Il punto debole del film è invece la convenzionalità della sceneggiatura, la stretta filiazione del plot con altri illustri predecessori. Da “Balla coi lupi” a “Pocahontas”, e indietro fino a “Soldato blu” e a “Piccolo grande uomo”, il tema dell’integrazione tra differenti culture era già stato pregevolmente affrontato e reso oggetto di ampie dispute. “Avatar”, da questo punto di vista, non aggiunge nulla a parte il contesto e il periodo storico. Tuttavia un’esile scusante la si può addurre. Se è vero – come credo – che il film segni una cesura nella storia del cinema, tanto che da qui in avanti avrà senso parlare di un cinema “pre-Avatar” e “post-Avatar”, allora non sarà del tutto sbagliato sospettare che Cameron abbia voluto inaugurare questo nuovo corso cinematografico ripartendo dall’assai spinosa questione della prevaricazione culturale del popolo statunitense su un altro. Gli espliciti riferimenti alla storia d’amore tra il colonizzatore John Smith e l’indigena Pocahontas (per quanto romanzata sia a noi pervenuta), sia i rimandi al dramma dei nativi d’America o alla dolorosa attualità del conflitto mediorientale, veicolano difatti una precisa visione politica mai così apertamente dichiarata per mezzo di un “blockbuster movie” (ricordiamoci che il regista, durante l’ultimo mandato Bush, rifiutò persino la cittadinanza americana). Ciò nonostante – forse proprio perché troppo in linea con la più tradizionale logica “made in USA” – il film inciampa qua e là in un parallelismo didascalico per cui Iraq uguale Pandora, petrolio uguale Unobtanium e nativi d’America uguale Na’Vi. Giusto per fare chiarezza (giammai un paragone!) dico che sia il Terrence Malick di “The New World” che il Miyazaki del già citato anime “La principessa Mononoke” sono riusciti, sul medesimo argomento affrontato da Cameron, ad aprire scenari che vanno ben aldilà della morale relativa al rispetto dell’ambiente e di una cultura. In parole povere, sono entrambi linguisticamente nuovi. Se “Avatar” avesse osato di più, almeno sul piano strettamente narrativo, concedendo meno in termini di prevedibilità, staremmo a parlare senz’altro di uno dei più grandi capolavori cinematografici mai realizzati. Purtroppo così non è.

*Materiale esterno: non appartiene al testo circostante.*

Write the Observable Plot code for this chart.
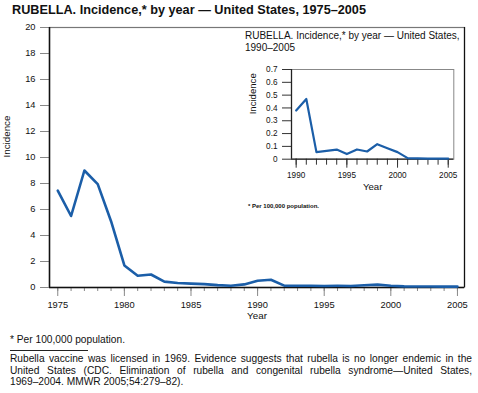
<!DOCTYPE html>
<html>
<head>
<meta charset="utf-8">
<script src="https://cdn.jsdelivr.net/npm/d3@7"></script>
<script src="https://cdn.jsdelivr.net/npm/@observablehq/plot@0.6"></script>
<style>
  body { margin: 0; background: #fff; }
  #wrap { position: relative; width: 478px; height: 393px; background: #fff; font-family: "Liberation Sans", Arial, sans-serif; color: #111; overflow: hidden; }
  #wrap svg { position: absolute; overflow: visible; }
  .title { position: absolute; left: 12px; top: 3px; font-size: 12.7px; font-weight: bold; white-space: nowrap; }
  .insetTitle { position: absolute; left: 245px; top: 30px; font-size: 10px; line-height: 12.2px; white-space: nowrap; }
  .insetNote { position: absolute; left: 248px; top: 203px; font-size: 6px; font-weight: bold; white-space: nowrap; }
  .note { position: absolute; left: 10px; top: 334px; font-size: 10.2px; white-space: nowrap; }
  .rule { position: absolute; left: 10px; top: 350px; width: 78px; height: 0; border-top: 1px solid #222; }
  .para { position: absolute; left: 10px; top: 353px; width: 462px; font-size: 10.2px; line-height: 11.6px; text-align: justify; }
  .nw { white-space: nowrap; }
</style>
</head>
<body>
<div id="wrap">
  <div class="title">RUBELLA. Incidence,* by year — United States, 1975–2005</div>
</div>
<script>
// Data
const years = d3.range(1975, 2006);
const incidence = [7.45, 5.5, 9.0, 7.95, 5.1, 1.7, 0.9, 1.0, 0.45, 0.35,
                   0.3, 0.26, 0.18, 0.14, 0.24, 0.52, 0.6, 0.14, 0.13, 0.13,
                   0.12, 0.13, 0.12, 0.17, 0.22, 0.14, 0.09, 0.08, 0.08, 0.07, 0.07];
const insetYears = d3.range(1990, 2006);
const insetIncidence = [0.38, 0.47, 0.055, 0.065, 0.075, 0.04, 0.076, 0.06,
                        0.117, 0.085, 0.055, 0.008, 0.006, 0.004, 0.004, 0.004];
const yTicks = [0, 2, 4, 6, 8, 10, 12, 14, 16, 18, 20];
const xMajor = [1975, 1980, 1985, 1990, 1995, 2000, 2005];
const insetYTicks = [0, 0.1, 0.2, 0.3, 0.4, 0.5, 0.6, 0.7];
const insetXMajor = [1990, 1995, 2000, 2005];

const mainData = years.map((y, i) => ({year: y, value: incidence[i]}));
const insetData = insetYears.map((y, i) => ({year: y, value: insetIncidence[i]}));

const blue = "#1b5ea8";
const font = "Liberation Sans, Arial, sans-serif";

const main = Plot.plot({
  width: 478,
  height: 330,
  marginLeft: 49,
  marginRight: 14,
  marginTop: 27,
  marginBottom: 43,
  style: {fontFamily: font, background: "transparent", color: "#111"},
  x: {domain: [1974.38, 2005.53]},
  y: {domain: [0, 20]},
  marks: [
    Plot.frame({stroke: "#777", strokeWidth: 1.2}),
    Plot.axisX({ticks: years, tickSize: 4, stroke: "#888", label: null, text: null}),
    Plot.axisX({ticks: xMajor, tickSize: 9, tickPadding: 5, tickFormat: d => String(d), stroke: "#888", fontSize: 9.3, fill: "#111", label: null}),
    Plot.axisY({ticks: yTicks, tickSize: 9, tickPadding: 5, stroke: "#888", fontSize: 9.3, fill: "#111", label: null}),
    Plot.ruleX([1974.38], {stroke: "#111", strokeWidth: 1.5}),
    Plot.ruleX([2005.53], {stroke: "#111", strokeWidth: 1.2}),
    Plot.ruleY([0], {stroke: "#111", strokeWidth: 1.5}),
    Plot.line(mainData, {x: "year", y: "value", stroke: blue, strokeWidth: 2.6, strokeLinejoin: "round"}),
    Plot.text(["Year"], {text: d => d, frameAnchor: "bottom", dy: 31, fontSize: 9.8, fill: "#111"}),
    Plot.text(["Incidence"], {text: d => d, frameAnchor: "left", dx: -43, rotate: -90, fontSize: 9.8, fill: "#111"})
  ]
});
main.style.left = "0px";
main.style.top = "0px";

const inset = Plot.plot({
  width: 225,
  height: 145,
  marginLeft: 51,
  marginRight: 11.7,
  marginTop: 14,
  marginBottom: 41.3,
  style: {fontFamily: font, background: "transparent", color: "#111"},
  x: {domain: [1989.54, 2005.55]},
  y: {domain: [0, 0.7]},
  marks: [
    Plot.frame({stroke: "#888", strokeWidth: 1}),
    Plot.axisX({ticks: insetYears, tickSize: 6, stroke: "#333", label: null, text: null}),
    Plot.axisX({ticks: insetXMajor, tickSize: 9, tickPadding: 4, tickFormat: d => String(d), stroke: "#333", fontSize: 8.2, fill: "#111", label: null}),
    Plot.axisY({ticks: insetYTicks, tickSize: 9, tickPadding: 5, tickFormat: d => d === 0 ? "0" : d3.format(".1f")(d), stroke: "#333", fontSize: 8.2, fill: "#111", label: null}),
    Plot.ruleX([1989.54], {stroke: "#222", strokeWidth: 1.3}),
    Plot.ruleY([0], {stroke: "#222", strokeWidth: 1.3}),
    Plot.line(insetData, {x: "year", y: "value", stroke: blue, strokeWidth: 2.2, strokeLinejoin: "round"}),
    Plot.text(["Year"], {text: d => d, frameAnchor: "bottom", dy: 30.5, fontSize: 9.6, fill: "#111"}),
    Plot.text(["Incidence"], {text: d => d, frameAnchor: "left", dx: -39, rotate: -90, fontSize: 9.6, fill: "#111"})
  ]
});
inset.style.left = "240px";
inset.style.top = "55px";

const wrap = document.getElementById("wrap");
wrap.appendChild(main);
wrap.appendChild(inset);

const addDiv = (cls, html) => {
  const d = document.createElement("div");
  d.className = cls;
  d.innerHTML = html;
  wrap.appendChild(d);
};
addDiv("insetTitle", "RUBELLA. Incidence,* by year — United States,<br>1990–2005");
addDiv("insetNote", "* Per 100,000 population.");
addDiv("note", "* Per 100,000 population.");
addDiv("rule", "");
addDiv("para", "Rubella vaccine was licensed in 1969. Evidence suggests that rubella is no longer endemic in the United States (CDC. Elimination of rubella and congenital rubella syndrome—United States, <span class=\"nw\">1969–2004.</span> MMWR 2005;54:279–82).");
</script>
</body>
</html>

Infine la parte audio. Meravigliosa nella riproduzione accurata dei rumori più reconditi della foresta, scontata nelle musiche che accompagnano le battaglie o i momenti più drammatici. Un vero peccato.

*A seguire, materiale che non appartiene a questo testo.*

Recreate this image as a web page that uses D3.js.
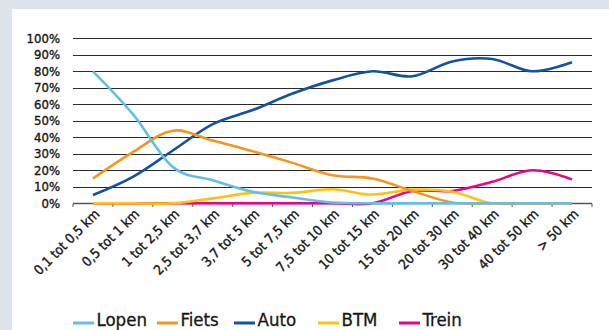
<!DOCTYPE html>
<html>
<head>
<meta charset="utf-8">
<script src="https://cdn.jsdelivr.net/npm/d3@7"></script>
<style>
  html, body { margin: 0; padding: 0; background: #dce3ea; }
  svg { display: block; }
</style>
</head>
<body>
<svg id="chart" width="609" height="330"></svg>
<script>
// Afstandsklassen (verplaatsingsafstand)
const categories = [
  "0,1 tot 0,5 km", "0,5 tot 1 km", "1 tot 2,5 km", "2,5 tot 3,7 km",
  "3,7 tot 5 km", "5 tot 7,5 km", "7,5 tot 10 km", "10 tot 15 km",
  "15 tot 20 km", "20 tot 30 km", "30 tot 40 km", "40 tot 50 km", "> 50 km"
];

// Aandeel per vervoerwijze (%)
const lopen = [80, 54, 22, 14, 7, 3.5, 0.5, 0, 0, 0, 0, 0, 0];
const fiets = [15, 31, 44, 38, 31.5, 24.5, 17, 15, 7.5, 0.5, 0, 0, 0];
const auto  = [5, 16, 32, 48, 56.5, 66.5, 74.5, 80, 77, 86, 87.5, 80, 85.5];
const btm   = [0, 0, 0, 3, 6.3, 6.3, 8.5, 5.3, 8.3, 7, 0, 0, 0];
const trein = [0, 0, 0, 0, 0, 0, 0, 0, 7.5, 7.5, 13, 20, 14.5];

const yTicks = [0, 10, 20, 30, 40, 50, 60, 70, 80, 90, 100];

const series = [
  { name: "Lopen", values: lopen, color: "#5fc1e8" },
  { name: "Fiets", values: fiets, color: "#f7941d" },
  { name: "Auto",  values: auto,  color: "#1053a3" },
  { name: "BTM",   values: btm,   color: "#ffc20e" },
  { name: "Trein", values: trein, color: "#ec008c" }
];

const svg = d3.select("#chart");
const W = 609, H = 330;

// white panel
svg.append("rect").attr("x", 12).attr("y", 9).attr("width", W - 12).attr("height", H - 9)
  .attr("fill", "#ffffff");

const plot = { left: 73, right: 592, top: 38.3, bottom: 203.3 };

const x = d3.scaleBand().domain(categories).range([plot.left, plot.right]).padding(0);
const xc = d => x(d) + x.bandwidth() / 2;
const y = d3.scaleLinear().domain([0, 100]).range([plot.bottom, plot.top]);

const axisFont = "'DejaVu Sans Condensed', 'Liberation Sans Narrow', sans-serif";
const ink = "#161616";

// horizontal gridlines
svg.append("g")
  .selectAll("line")
  .data(yTicks.filter(t => t > 0))
  .join("line")
  .attr("x1", plot.left).attr("x2", plot.right)
  .attr("y1", d => Math.round(y(d)) + 0.5).attr("y2", d => Math.round(y(d)) + 0.5)
  .attr("stroke", "#2a2a2a").attr("stroke-width", 1.2);

// y axis labels
const yAxis = d3.axisLeft(y).tickValues(yTicks).tickFormat(d => d + "%").tickSize(0).tickPadding(13);
const gy = svg.append("g").attr("transform", `translate(${plot.left},0)`).call(yAxis);
gy.select(".domain").remove();
gy.selectAll("text")
  .attr("font-family", axisFont).attr("font-size", 13).attr("fill", ink)
  .attr("stroke", ink).attr("stroke-width", 0.35);

// x axis with ticks on category boundaries
const xBase = Math.round(plot.bottom) + 0.5;
const gx = svg.append("g");
gx.append("line")
  .attr("x1", plot.left).attr("x2", plot.right)
  .attr("y1", xBase).attr("y2", xBase)
  .attr("stroke", "#555").attr("stroke-width", 1.3);
gx.selectAll("line.tick")
  .data(categories.map(c => x(c)).concat([plot.right]))
  .join("line").attr("class", "tick")
  .attr("x1", d => d).attr("x2", d => d)
  .attr("y1", xBase).attr("y2", xBase + 3.5)
  .attr("stroke", "#555").attr("stroke-width", 1);
gx.selectAll("text")
  .data(categories)
  .join("text")
  .attr("transform", d => `translate(${xc(d) + 4},${xBase + 8}) rotate(-45)`)
  .attr("text-anchor", "end")
  .attr("dy", "0.35em")
  .attr("font-family", axisFont).attr("font-size", 13.5).attr("fill", ink)
  .attr("stroke", ink).attr("stroke-width", 0.35)
  .text(d => d);

// smoothed lines
const line = d3.line()
  .x((d, i) => xc(categories[i]))
  .y(d => y(d))
  .curve(d3.curveCardinal.tension(0));

svg.append("g")
  .selectAll("path")
  .data(series.slice().reverse())
  .join("path")
  .attr("d", s => line(s.values))
  .attr("fill", "none")
  .attr("stroke", s => s.color)
  .attr("stroke-width", 2.6)
  .attr("stroke-linecap", "butt")
  .attr("stroke-linejoin", "round");

// legend
const legendX = [73, 157, 234, 318, 399];
const legend = svg.append("g");
series.forEach((s, i) => {
  const g = legend.append("g").attr("transform", `translate(${legendX[i]},0)`);
  g.append("line").attr("x1", 0).attr("x2", 21).attr("y1", 323).attr("y2", 323)
    .attr("stroke", s.color).attr("stroke-width", 3);
  g.append("text").attr("x", 23.5).attr("y", 325.5)
    .attr("font-family", "'Liberation Sans Narrow', 'DejaVu Sans Condensed', sans-serif")
    .attr("font-size", 18.5).attr("fill", ink)
    .attr("stroke", ink).attr("stroke-width", 0.3)
    .text(s.name);
});
</script>
</body>
</html>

La speranza – l’ultima, secondo la mitologia, a lasciare proprio il vaso di Pandora – è quella di assistere, nei successivi capitoli della trilogia di “Avatar”, a significativi passi in avanti non solo a livello di computer-grafica. Detto questo, ritornando sul concetto sinonimico del “ti amo/ti vedo”, non credo di fare un torto ai fans di Cameron se affermo con convinzione che, a prescindere da certi dettagli, il suo è comunque un film che si lascia …vedere.